LITTLE CLARITY ON USE PROCEEDS

  • There is a larger question of where within the Budget will such proceeds from monetisation be accounted for and how these proceeds will be spent.
  • The NMP document does speak about these proceeds being used to finance further infrastructure. There are no specific guidelines/rules, however, on how these proceeds could be used. Could they be used (more importantly not used) for paying salaries, giving pensions and subsidies, etc., thereby incurring revenue expenditure?

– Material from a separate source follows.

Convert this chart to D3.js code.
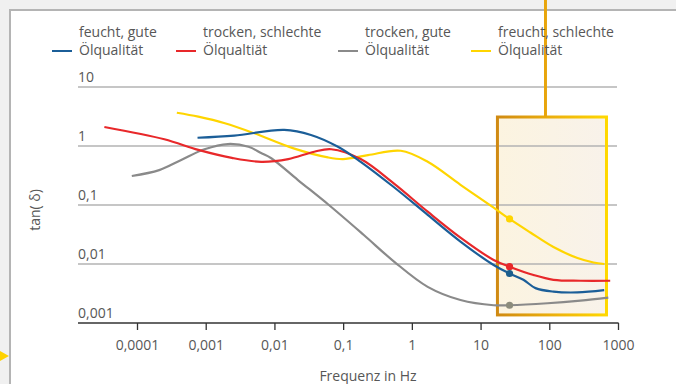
<!DOCTYPE html>
<html>
<head>
<meta charset="utf-8">
<script src="https://cdn.jsdelivr.net/npm/d3@7"></script>
<style>
  html, body { margin: 0; padding: 0; background: #f0f0f0; }
  svg { display: block; }
  text { font-family: "Open Sans", sans-serif; fill: #575757; }
</style>
</head>
<body>
<svg id="chart" width="676" height="384"></svg>
<script>
// ---------- data ----------
const seriesNames = ["feucht, gute|Ölqualität", "trocken, schlechte|Ölqualtiät", "trocken, gute|Ölqualität", "freucht, schlechte|Ölqualität"];
const seriesColors = ["#1b5e98", "#e8282a", "#8a8a8a", "#ffd500"];
const markerColors = ["#1b5e8c", "#e8282a", "#8c8c7c", "#ffd500"];

const blueFreq = [7.6e-4, 2.6e-3, 0.0139, 0.034, 0.084, 0.18, 0.55, 1.7, 5.1, 15.5, 26.4, 42, 63, 115, 257, 630];
const blueTan  = [1.38, 1.5, 1.87, 1.54, 0.97, 0.54, 0.20, 0.068, 0.024, 0.0096, 0.0069, 0.0054, 0.0039, 0.0034, 0.0033, 0.0036];

const redFreq = [3.35e-5, 2.5e-4, 7.8e-4, 2.4e-3, 6.4e-3, 0.0159, 0.038, 0.067, 0.18, 0.55, 1.7, 5.1, 15.5, 26.4, 59, 115, 284, 770];
const redTan  = [2.1, 1.3, 0.86, 0.63, 0.54, 0.60, 0.80, 0.88, 0.60, 0.23, 0.077, 0.028, 0.0117, 0.009, 0.0065, 0.0054, 0.0052, 0.0052];

const grayFreq = [8.4e-5, 2.1e-4, 4.4e-4, 9.6e-4, 2.1e-3, 4.2e-3, 6.4e-3, 9e-3, 0.022, 0.062, 0.2, 0.55, 1.7, 5.1, 15.5, 26.4, 94, 284, 723];
const grayTan  = [0.31, 0.39, 0.58, 0.88, 1.08, 0.97, 0.76, 0.62, 0.265, 0.1, 0.031, 0.011, 0.0041, 0.00245, 0.002, 0.002, 0.00216, 0.0024, 0.0027];

const yellowFreq = [3.8e-4, 7.8e-4, 1.9e-3, 5.1e-3, 0.019, 0.06, 0.10, 0.23, 0.69, 1.7, 5.1, 15.5, 26.4, 53, 115, 257, 440, 630];
const yellowTan  = [3.66, 3.14, 2.43, 1.64, 0.91, 0.64, 0.60, 0.70, 0.83, 0.54, 0.22, 0.09, 0.058, 0.0342, 0.0194, 0.0126, 0.0106, 0.01];

const markerFreq = 26.4;
const markerTan = [0.0069, 0.009, 0.002, 0.058];

const xTicks = [1e-4, 1e-3, 1e-2, 1e-1, 1, 10, 100, 1000];
const xTickLabels = ["0,0001", "0,001", "0,01", "0,1", "1", "10", "100", "1000"];
const yTicks = [10, 1, 0.1, 0.01, 0.001];
const yTickLabels = ["10", "1", "0,1", "0,01", "0,001"];

const highlightFreq = [17.6, 680];
const highlightTan = [3.1, 0.00137];
const pointerFreq = 88;

const xTitle = "Frequenz in Hz";
const yTitle = "tan( δ)";

// ---------- drawing ----------
const svg = d3.select("#chart");
const W = 676, H = 384;
const FS = 14;

const x = d3.scaleLog().domain([1e-4, 1000]).range([137, 618]);
const y = d3.scaleLog().domain([0.001, 10]).range([323, 87]);
const plotLeft = 78, plotRight = 618;

// background panel
svg.append("rect").attr("x", 0).attr("y", 0).attr("width", W).attr("height", H).attr("fill", "#f0f0f0");
svg.append("rect").attr("x", 10).attr("y", 10).attr("width", W).attr("height", H).attr("fill", "#ffffff")
  .attr("stroke", "#b4b4b4").attr("stroke-width", 2);

// left pointer triangle
svg.append("path").attr("d", "M0,351 L9,356 L0,361 Z").attr("fill", "#ffd200");

const defs = svg.append("defs");
const sg = defs.append("linearGradient").attr("id", "boxStroke").attr("x1", "0").attr("x2", "1").attr("y1", "0").attr("y2", "0");
sg.append("stop").attr("offset", "0%").attr("stop-color", "#d08a12");
sg.append("stop").attr("offset", "55%").attr("stop-color", "#eeb30c");
sg.append("stop").attr("offset", "100%").attr("stop-color", "#ffd800");
const fg = defs.append("linearGradient").attr("id", "boxFill").attr("x1", "0").attr("x2", "1").attr("y1", "0").attr("y2", "0");
fg.append("stop").attr("offset", "0%").attr("stop-color", "#fcf4e0");
fg.append("stop").attr("offset", "100%").attr("stop-color", "#f8f2ea");

// highlight box fill
const bx0 = x(highlightFreq[0]), bx1 = x(highlightFreq[1]);
const by0 = y(highlightTan[0]), by1 = y(highlightTan[1]);
svg.append("rect").attr("x", bx0).attr("y", by0).attr("width", bx1 - bx0).attr("height", by1 - by0)
  .attr("fill", "url(#boxFill)");

// gridlines
yTicks.slice(0, 4).forEach(t => {
  svg.append("line").attr("x1", plotLeft).attr("x2", plotRight - 1).attr("y1", y(t)).attr("y2", y(t))
    .attr("stroke", "#b3b3b3").attr("stroke-width", 1.6);
});
// y tick labels
yTicks.forEach((t, i) => {
  svg.append("text").attr("x", plotLeft).attr("y", y(t) - 5).attr("font-size", FS).text(yTickLabels[i]);
});

// x axis
const xAxis = d3.axisBottom(x).tickValues(xTicks).tickSize(7).tickSizeOuter(0).tickFormat((d, i) => xTickLabels[i]);
const ax = svg.append("g").attr("transform", `translate(0,${y(0.001)})`).call(xAxis);
ax.select(".domain").remove();
ax.selectAll(".tick line").attr("stroke", "#333").attr("stroke-width", 1.3);
ax.selectAll(".tick text").attr("font-size", FS).attr("dy", 0).attr("y", 27).style("font-family", "'Open Sans', sans-serif").attr("fill", "#575757");
svg.append("line").attr("x1", plotLeft).attr("x2", plotRight + 0.6).attr("y1", y(0.001)).attr("y2", y(0.001))
  .attr("stroke", "#333").attr("stroke-width", 1.6);

// axis titles
svg.append("text").attr("x", 368).attr("y", 381).attr("text-anchor", "middle").attr("font-size", FS).text(xTitle);
svg.append("text").attr("transform", "translate(40,210) rotate(-90)").attr("text-anchor", "middle").attr("font-size", FS).text(yTitle);

// highlight box stroke + pointer line
svg.append("rect").attr("x", bx0).attr("y", by0).attr("width", bx1 - bx0).attr("height", by1 - by0)
  .attr("fill", "none").attr("stroke", "url(#boxStroke)").attr("stroke-width", 3);
svg.append("line").attr("x1", x(pointerFreq)).attr("x2", x(pointerFreq)).attr("y1", 0).attr("y2", by0)
  .attr("stroke", "#e8a50c").attr("stroke-width", 3);

// curves
const line = d3.line().x(d => x(d[0])).y(d => y(d[1])).curve(d3.curveCatmullRom.alpha(0.5));
const allSeries = [
  d3.zip(blueFreq, blueTan),
  d3.zip(redFreq, redTan),
  d3.zip(grayFreq, grayTan),
  d3.zip(yellowFreq, yellowTan)
];
const order = [2, 3, 1, 0];
order.forEach(i => {
  svg.append("path").attr("d", line(allSeries[i])).attr("fill", "none")
    .attr("stroke", seriesColors[i]).attr("stroke-width", 2.2);
});
order.forEach(i => {
  svg.append("circle").attr("cx", x(markerFreq)).attr("cy", y(markerTan[i])).attr("r", 3.6).attr("fill", markerColors[i]);
});

// legend
const legendX = [52, 176, 338, 471];
seriesNames.forEach((name, i) => {
  const g = svg.append("g");
  g.append("line").attr("x1", legendX[i]).attr("x2", legendX[i] + 20).attr("y1", 51).attr("y2", 51)
    .attr("stroke", seriesColors[i]).attr("stroke-width", 2);
  const parts = name.split("|");
  g.append("text").attr("x", legendX[i] + 27).attr("y", 37).attr("font-size", FS).text(parts[0]);
  g.append("text").attr("x", legendX[i] + 27).attr("y", 55).attr("font-size", FS).text(parts[1]);
});
</script>
</body>
</html>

THE LITTLE ATTENTION ON IMPLEMENTATION

  • The big miss is the little attention paid to the issue of how the NMP would be implemented and a precise scenario planning based on the Government’s experience in Disinvestment.
  • The 101-page Volume II document with only one page devoted to an Implementation Plan, in a nutshell, maybe the biggest challenge of the NMP.

EMPLOYMENT

  • The document has been silent on maintaining the current level of jobs in assets that will be monetised.

THE WAY FORWARD

  • EXECUTION IS THE KEY TO SUCCESS: While the Government has attempted to solve several difficulties due to the NMP framework’s infrastructure development, the plan’s execution remains critical to its success.
  • APPROACH WITH MULTI-STAKEHOLDER: Other stakeholders must do their part if the infrastructure expansion plan is to succeed. State governments and their public-sector enterprises, as well as the private sector, are among them. In this regard, the Fifteenth Finance Commission has advocated the formation of a High-Powered Intergovernmental Group to re-examine the Centre’s and States’ fiscal responsibility legislation.
  • OTHER METHODS OF RAISING RESOURCES: Other strategies for raising funds include establishing a development finance institution (DFI) and increasing the percentage of infrastructure investment in the federal and state budgets.
  • DISPUTE RESOLUTION MECHANISM: The importance of strengthening judicial systems cannot be overstated. The design and implementation of NMP will naturally and automatically benefit from efficient and effective conflict resolution processes.
  • STREAMLINE PPP: Based on recent experience, public-private partnerships (PPPs) now feature transparent auctions, a clear understanding of the risks and payoffs, and an open field for all interested parties. As a result, the value of PPP in greenfield projects should not be overlooked.
  • TRANSPARENT BIDDING: Maintaining transparency is critical to achieving a sufficient realisation of asset value.
  • NITI AAYOG RECOMMENDATIONS:
    • Bringing InvITs Under Insolvency and Bankruptcy Code (IBC):Extending IBC provisions to InvITs would help lenders access a faster and more effective debt restructuring and resolution option.
    • Tax Breaks:Tax-efficient and user-friendly mechanisms like allowing tax benefits in InvITs would attract retail investors (individual/non-professional investors).

THE CONCLUSION: Raising financial resources upfront is a bold, proactive, and confident policy statement when global economic conditions remain unpredictable and uncertain. It sends a strong message to the rest of the world that India is open to business while protecting the public purse and its inhabitants.